Does the strategy achieve the family's desired objectives?
The family wants to reduce taxes but also wants to live in a place that suits it.

What is the risk of failure from a technical perspective?
Make sure that the strategy put forward is well proven and there is very low risk that it can be called into question by the tax authorities from the country to which the family is moving. Always get a second opinion from another professional advisor to verify that it is viable.

What actions will the family be required to take in the country it is moving from?
Many governments insist that no substantial ties are left in the country from which the family is moving. This could be property, income from work, board memberships or shareholdings in private companies. You must therefore make sure that nothing ties thwe family as tax residents to the country from which it is moving.

What restrictions will there be on return visits to the family's home country?
Most countries have restrictions of how many days families can visit their "old" country. Consequently, you must follow the rules to the letter and check whether the date of arrival and departure counts as visiting dates (ie, recent changes in the UK). The authorities have many ways of tracking people down through mobile telephone and credit cards records so one cannot cheat the system.

What length of time will the family be non-resident in its home country?
In certain countries 3-5 years is sufficient before a person can return home again but in others you need to be away as long as 10 years to be really counted as having moved. Again, ensure you get the right advice.

Which countries can I move to?
Check that there are no difficulties with regard to nationality and be aware that some countries require a visa. Some countries also have restrictions for certain types of foreigners to buy property and restrictions on work permits.
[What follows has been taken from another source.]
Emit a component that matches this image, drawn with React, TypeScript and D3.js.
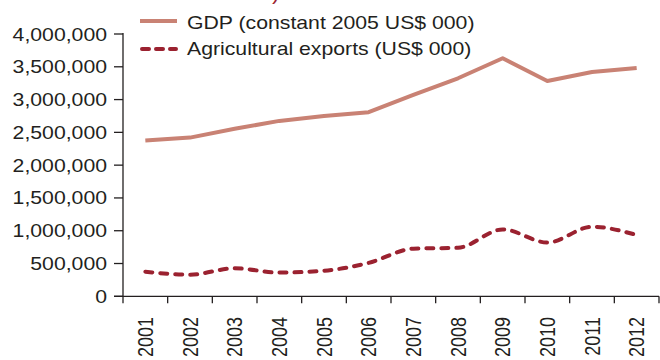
import React from "react";
import * as d3 from "d3";

const years = ["2001","2002","2003","2004","2005","2006","2007","2008","2009","2010","2011","2012"];
const gdp = [2375000, 2420000, 2555000, 2675000, 2748000, 2808000, 3070000, 3325000, 3630000, 3282000, 3420000, 3482000];
const agExports = [375000, 330000, 427000, 362000, 390000, 510000, 726000, 740000, 1020000, 820000, 1060000, 935000];
const yTicks = [0, 500000, 1000000, 1500000, 2000000, 2500000, 3000000, 3500000, 4000000];
const legendLabels = ["GDP (constant 2005 US$ 000)", "Agricultural exports (US$ 000)"];

const W = 660, H = 360;
const left = 123, right = 659, top = 34, bottom = 296.3;
const SX = 1.18;
const FONT = "'Liberation Sans', Arial, Helvetica, sans-serif";
const TEXT = "#231f20";
const GDP_COLOR = "#c98274";
const AG_COLOR = "#9b2230";

export default function App() {
  const x = d3.scaleBand<string>().domain(years).range([left, right]).paddingInner(0).paddingOuter(0);
  const y = d3.scaleLinear().domain([0, 4000000]).range([bottom, top]);
  const cx = (yr: string) => (x(yr) as number) + x.bandwidth() / 2;
  const fmt = d3.format(",");

  const gdpLine = d3.line<number>().x((_, i) => cx(years[i])).y((d) => y(d)).curve(d3.curveLinear);
  const agLine = d3.line<number>().x((_, i) => cx(years[i])).y((d) => y(d)).curve(d3.curveMonotoneX);

  const boundaries = years.map((yr) => x(yr) as number).concat([right]);

  return (
    <svg width={W} height={H} style={{ position: "absolute", left: 0, top: 0, background: "#fff" }}>
      {/* cut-off title fragment */}
      <text transform={`translate(272,0) scale(${SX},1)`} fontFamily={FONT} fontSize={18} fill={AG_COLOR}>)</text>

      {/* axes */}
      <line x1={left} x2={left} y1={top - 1} y2={bottom} stroke={TEXT} strokeWidth={1.3} />
      <line x1={left - 9} x2={right} y1={bottom} y2={bottom} stroke={TEXT} strokeWidth={1.3} />
      {yTicks.map((t) => (
        <g key={t}>
          <line x1={left - 9} x2={left} y1={y(t)} y2={y(t)} stroke={TEXT} strokeWidth={1.3} />
          <text transform={`translate(${left - 16},${y(t) + 6.5}) scale(${SX},1)`} textAnchor="end" fontFamily={FONT} fontSize={18} fill={TEXT}>{fmt(t)}</text>
        </g>
      ))}
      {boundaries.map((b, i) => (
        <line key={i} x1={b} x2={b} y1={bottom} y2={bottom + 7} stroke={TEXT} strokeWidth={1.3} />
      ))}
      {years.map((yr) => (
        <text key={yr} transform={`translate(${cx(yr) + 7.6},317) scale(${SX},1) rotate(-90)`} textAnchor="end" fontFamily={FONT} fontSize={18} fill={TEXT}>{yr}</text>
      ))}

      {/* series */}
      <path d={gdpLine(gdp) || ""} fill="none" stroke={GDP_COLOR} strokeWidth={4} strokeLinejoin="round" />
      <path d={agLine(agExports) || ""} fill="none" stroke={AG_COLOR} strokeWidth={4} strokeDasharray="7,8" strokeLinecap="round" />

      {/* legend */}
      <line x1={140} x2={177} y1={21} y2={21} stroke={GDP_COLOR} strokeWidth={4} />
      <text transform={`translate(187,28.5) scale(${SX},1)`} fontFamily={FONT} fontSize={18} fill={TEXT}>{legendLabels[0]}</text>
      <line x1={142} x2={176} y1={49} y2={49} stroke={AG_COLOR} strokeWidth={4} strokeDasharray="7,7" strokeLinecap="round" />
      <text transform={`translate(187,55) scale(${SX},1)`} fontFamily={FONT} fontSize={18} fill={TEXT}>{legendLabels[1]}</text>
    </svg>
  );
}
Which countries are most suitable?
This question is not only related to personal preferences (see chart below) but families should also consider countries which have double tax agreements with the country being moved to. This is to avoid that tax is not, under any circumstances,  paid twice.

In most families, each individual has his/her personal priorities so it is extremely important that each family member has his/her own say in this decision. Let's assume that a family is considering four potential countries to move to. To facilitate the choice the following personal priorities should be considered: tax climate; language; business environment; leisure facilities; international access; health services; education; number of days of physical presence required; crime rate; shops; cost of property; cost of living; expatriate community; climate.

The next step would be for the husband and wife to put their priorities in the order of their personal importance and preferences.

Let's assume a family wants to move from the UK to Switzerland, either Zurich or Geneva. Do family members speak any German or French? If not, it will be harder to integrate into the local community. On the other hand, the family is pleasantly surprised by the good educational options offered and the positive climate change, including the proximity of wonderful skiing facilities during the winter. On top of this, a pleasant bonus of paying no capital gains tax.

In order for a family to assess which location would be most favourable to them, a suggestion would be to create their own personal country scorecard. In this scorecard you would use a weighting system with 5 being the most important and 1 the least important. Every family member should be closely involved and the locations that come out as being the most feasible for your family should be visited before making a final decision to permanently move there.

The more time you spend on the planning and carefully considering all your options, the better the outcome will be and the risk of failure will diminish. Whatever tax level governments try to impose on us will not stop people from moving to other locations and tax alone does not that determine where a given person or a family wants to move to.